• 22Oct

    This book is a collection of essays written by Silvia Federici in relation to her on-going studies of witches, witch-hunting and its relationship to the development of capitalism. The book is in two parts. The first section, which I will talk about here, summarizes and builds on her work in Caliban and the Witch in which she explores the European witch-hunts of the 16th and 17th centuries.

     

    Federici stresses the importance of situating these witch-hunts in their social, political and economic context. In particular this was a time when the enclosures of the Commons were taking place in Britain. The Commons land were traditionally available to landless peasants , enabling them to make use of the land for subsistence farming. In the 16th and 17th centuries these common lands became enclosed – by wealthy landowners and the middle class, thus depriving poorer peasants the use of such land. Land became privatised and became an economic asset for profit, rather than as a source of nurturance for the whole community. This led to an increase in poverty and social unrest amongst the community. This had a significant impact on the peasant women in particular. It often meant a stripping of their means of livelihood and the possibility of economic independence.

     

    Federici describes the social unrest that was occurring at the time. One can imagine the anger, bitterness and distress that women were experiencing as a result of being left destitute. Her analysis describes how those in power were able to turn such social unrest to demonise those opposing the changes, effectively allowing them to increase their power and control over the communities.

     

    She likens the demonization of women as witches to the McCarthy era of the 1950’s in the USA and the current ‘War on Terror’.

     

    “The exaggeration of ‘crimes’ to mythical proportions so as to justify horrendous punishments is an effective means to terrorize a whole society, isolate the victims, discourage resistance, and make masses of people afraid to engage in practices that until then were considered normal.” (p.33)

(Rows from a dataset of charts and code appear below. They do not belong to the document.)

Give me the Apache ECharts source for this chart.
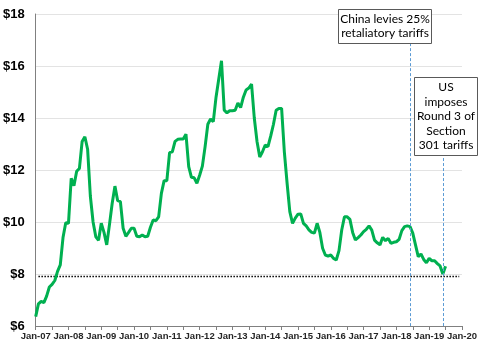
<!DOCTYPE html>
<html>
<head>
<meta charset="utf-8">
<script src="https://cdn.jsdelivr.net/npm/echarts@6/dist/echarts.min.js"></script>
<style>html,body{margin:0;padding:0;background:#fff}#c{width:480px;height:360px}</style>
</head>
<body>
<div id="c"></div>
<script>
// Monthly categories Jan-07 .. Jan-20
const months = ['Jan','Feb','Mar','Apr','May','Jun','Jul','Aug','Sep','Oct','Nov','Dec'];
const categories = [];
for (let y = 7; y <= 20; y++) {
  for (let m = 0; m < 12; m++) {
    if (y === 20 && m > 0) break;
    categories.push(months[m] + '-' + String(y).padStart(2, '0'));
  }
}
// Price values, Jan-07 .. Jul-19
const priceValues = [
  6.36, 6.85, 6.95, 6.90, 7.15, 7.50, 7.60, 7.75, 8.10, 8.35, 9.40, 9.97,
  9.95, 11.68, 11.40, 11.95, 12.06, 13.10, 13.28, 12.80, 11.00, 10.00, 9.43, 9.30,
  9.95, 9.60, 9.12, 9.90, 10.72, 11.38, 10.82, 10.78, 9.76, 9.45, 9.60, 9.76,
  9.76, 9.45, 9.43, 9.50, 9.43, 9.45, 9.80, 10.08, 10.05, 10.20, 11.10, 11.59,
  11.59, 12.67, 12.70, 13.10, 13.18, 13.19, 13.19, 13.38, 12.13, 11.72, 11.70, 11.49,
  11.80, 12.15, 12.90, 13.76, 13.96, 13.86, 14.80, 15.50, 16.20, 14.30, 14.20, 14.28,
  14.28, 14.30, 14.58, 14.40, 14.80, 15.08, 15.15, 15.30, 14.00, 13.10, 12.50, 12.70,
  12.96, 12.90, 13.30, 13.75, 14.30, 14.37, 14.37, 12.70, 11.50, 10.40, 9.95, 10.15,
  10.30, 10.31, 9.95, 9.85, 9.70, 9.60, 9.57, 9.95, 9.60, 8.99, 8.73, 8.69,
  8.73, 8.60, 8.54, 8.90, 9.69, 10.20, 10.20, 10.10, 9.60, 9.31, 9.40, 9.50,
  9.63, 9.72, 9.85, 9.69, 9.30, 9.20, 9.12, 9.41, 9.28, 9.37, 9.18, 9.22,
  9.24, 9.33, 9.67, 9.82, 9.85, 9.82, 9.57, 9.12, 8.67, 8.77, 8.56, 8.43,
  8.60, 8.51, 8.51, 8.40, 8.31, 8.00, 8.30
];
// Dotted reference level, Feb-07 .. Dec-19
const refLevel = 7.9;
const refStart = 'Feb-07', refEnd = 'Dec-19';
// Event markers
const event1 = { month: 'Jun-18', top: 16.88, text: 'China levies 25%\nretaliatory tariffs' };
const event2 = { month: 'Jun-19', top: 12.46, text: 'US\nimposes\nRound 3 of\nSection\n301 tariffs' };
const yTicks = { min: 6, max: 18, interval: 2 };

const priceData = categories.map((c, i) => i < priceValues.length ? priceValues[i] : null);
const i0 = categories.indexOf(refStart), i1 = categories.indexOf(refEnd);
const refData = categories.map((c, i) => (i >= i0 && i <= i1) ? refLevel : null);

const chart = echarts.init(document.getElementById('c'), null, { renderer: 'canvas' });
chart.setOption({
  animation: false,
  grid: { left: 32, right: 16.5, top: 14, bottom: 34, containLabel: false },
  xAxis: {
    type: 'category', data: categories, boundaryGap: false,
    axisLine: { show: true, lineStyle: { color: '#808080', width: 1 } },
    axisTick: { show: true, interval: 5, length: 4, lineStyle: { color: '#808080' } },
    axisLabel: { interval: 11, color: '#262626', fontFamily: 'Liberation Sans, Arial', fontWeight: 'bold', fontSize: 9.5, margin: 5 },
    splitLine: { show: false }
  },
  yAxis: {
    type: 'value', min: yTicks.min, max: yTicks.max, interval: yTicks.interval,
    axisLine: { show: true, lineStyle: { color: '#808080', width: 1 } },
    axisTick: { show: false },
    axisLabel: { formatter: v => '$' + v, color: '#000', fontFamily: 'Liberation Sans, Arial', fontWeight: 'bold', fontSize: 13, margin: 11 },
    splitLine: { show: true, lineStyle: { color: '#e3e3e3', width: 1 } }
  },
  series: [
    {
      type: 'line', data: refData, symbol: 'none', silent: true,
      lineStyle: { color: '#000', width: 1.5, type: [1.5, 1.5] }, z: 2
    },
    {
      type: 'line', data: priceData, symbol: 'none', connectNulls: false,
      lineStyle: { color: '#00b050', width: 3 }, z: 4,
      markLine: {
        silent: true, symbol: 'none', label: { show: false },
        lineStyle: { color: '#5b9bd5', width: 1, type: [3, 2] },
        data: [
          [{ coord: [event1.month, event1.top] }, { coord: [event1.month, yTicks.min] }],
          [{ coord: [event2.month, event2.top] }, { coord: [event2.month, yTicks.min] }]
        ]
      }
    }
  ],
  graphic: [
    {
      type: 'group', left: 338, top: 9, z: 100,
      children: [
        { type: 'rect', z: 100, shape: { x: 0, y: 0, width: 93, height: 34 }, style: { fill: '#fff', stroke: '#595959', lineWidth: 1 } },
        { type: 'text', z: 101, x: 46.5, y: 17, style: { text: event1.text, fill: '#000', font: '12px Lato', align: 'center', verticalAlign: 'middle', lineHeight: 14 } }
      ]
    },
    {
      type: 'group', left: 414, top: 77, z: 100,
      children: [
        { type: 'rect', z: 100, shape: { x: 0, y: 0, width: 63, height: 78 }, style: { fill: '#fff', stroke: '#595959', lineWidth: 1 } },
        { type: 'text', z: 101, x: 31.5, y: 39, style: { text: event2.text, fill: '#000', font: '12px Lato', align: 'center', verticalAlign: 'middle', lineHeight: 14.5 } }
      ]
    }
  ]
});
</script>
</body>
</html>
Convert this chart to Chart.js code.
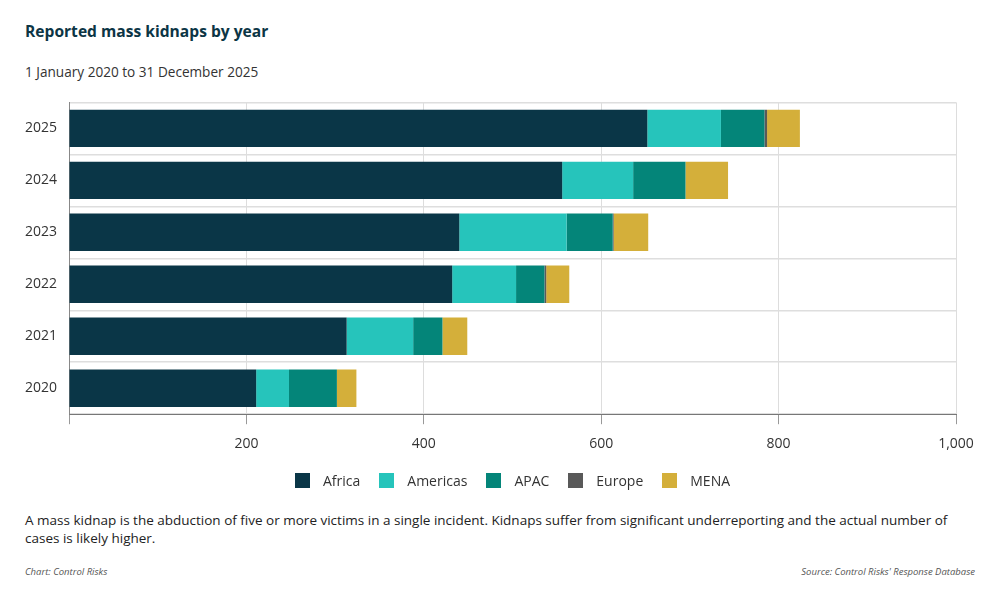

    “The witch was the communist and terrorist of her time” (p.33)

     

    But it was not only about dealing with social unrest. It was about power and control and capital accumulation. Where previously in villages and communities there was a system of sharing resources, such as the Commons, where women used and shared their knowledge and experiences of caring and healing, midwifery and reproduction. The state needed to take control of this knowledge and these skills.

     

    “…the witch-hunts served to deprive women of their medical practices, forced them to submit to the patriarchal control of the nuclear family, and destroyed a holistic concept of nature that until the Renaissance set limits on the exploitation of the female body.” (p. 11)

     

    The state needed to disempower women of their knowledge in order to take control. In particular the state needed to take control of women’s reproductive capacity and knowledge. As capitalism was taking hold, children were seen as products for labor exploitation – economic property which the capitalist state need to control. Thus women’s sexual behaviour and procreation needed to come under the control of the state.

     

    “We must think of an enclosure of knowledge, of our bodies, and of our relationship to other people and nature.” (p.21)

     

    Federici concludes Part One of the book with a chapter ‘On the Meaning of ‘gossip’.

     

    “Tracing the history of the words frequently used to define and degrade women is a necessary step if we are to understand how gender oppression functions and reproduces itself.” (p.35)

     

    I have long been interested in the concept of female solidarity, friendships and collectivity. The fact that throughout history  women’s knowledge, their experiences – women’s history has not been recorded or seen as of value.

    In this last chapter of Part One, Federici describes important information about the origin of the term ‘gossip’. In early modern England it was a term used for ‘companions of childbirth, not limited to midwives’. “It became a term for women friends.” (p. 35). Federici describes how gossip became a word of degradation and ridicule, thus effectively the silencing of women. This is a subject that I would like to analyse in more depth in a future blog post.

     

    To conclude, in Federici’s words:

     

    “As I wrote in Caliban and the Witch, the witch hunt instituted a regime of terror on all women, from which emerged a new model of femininity to which women had to conform to be socially accepted in the developing capitalist society: sexless, obedient, submissive, resigned to subordination to the male world, accepting as natural the confinement to a sphere of activities that in capitalism has been completely devalued.” (p. 32).

     

    Part Two of this immensely important work, Federici explores modern day witch hunts detailing how this is on the increase. I will be writing about this in my next blog.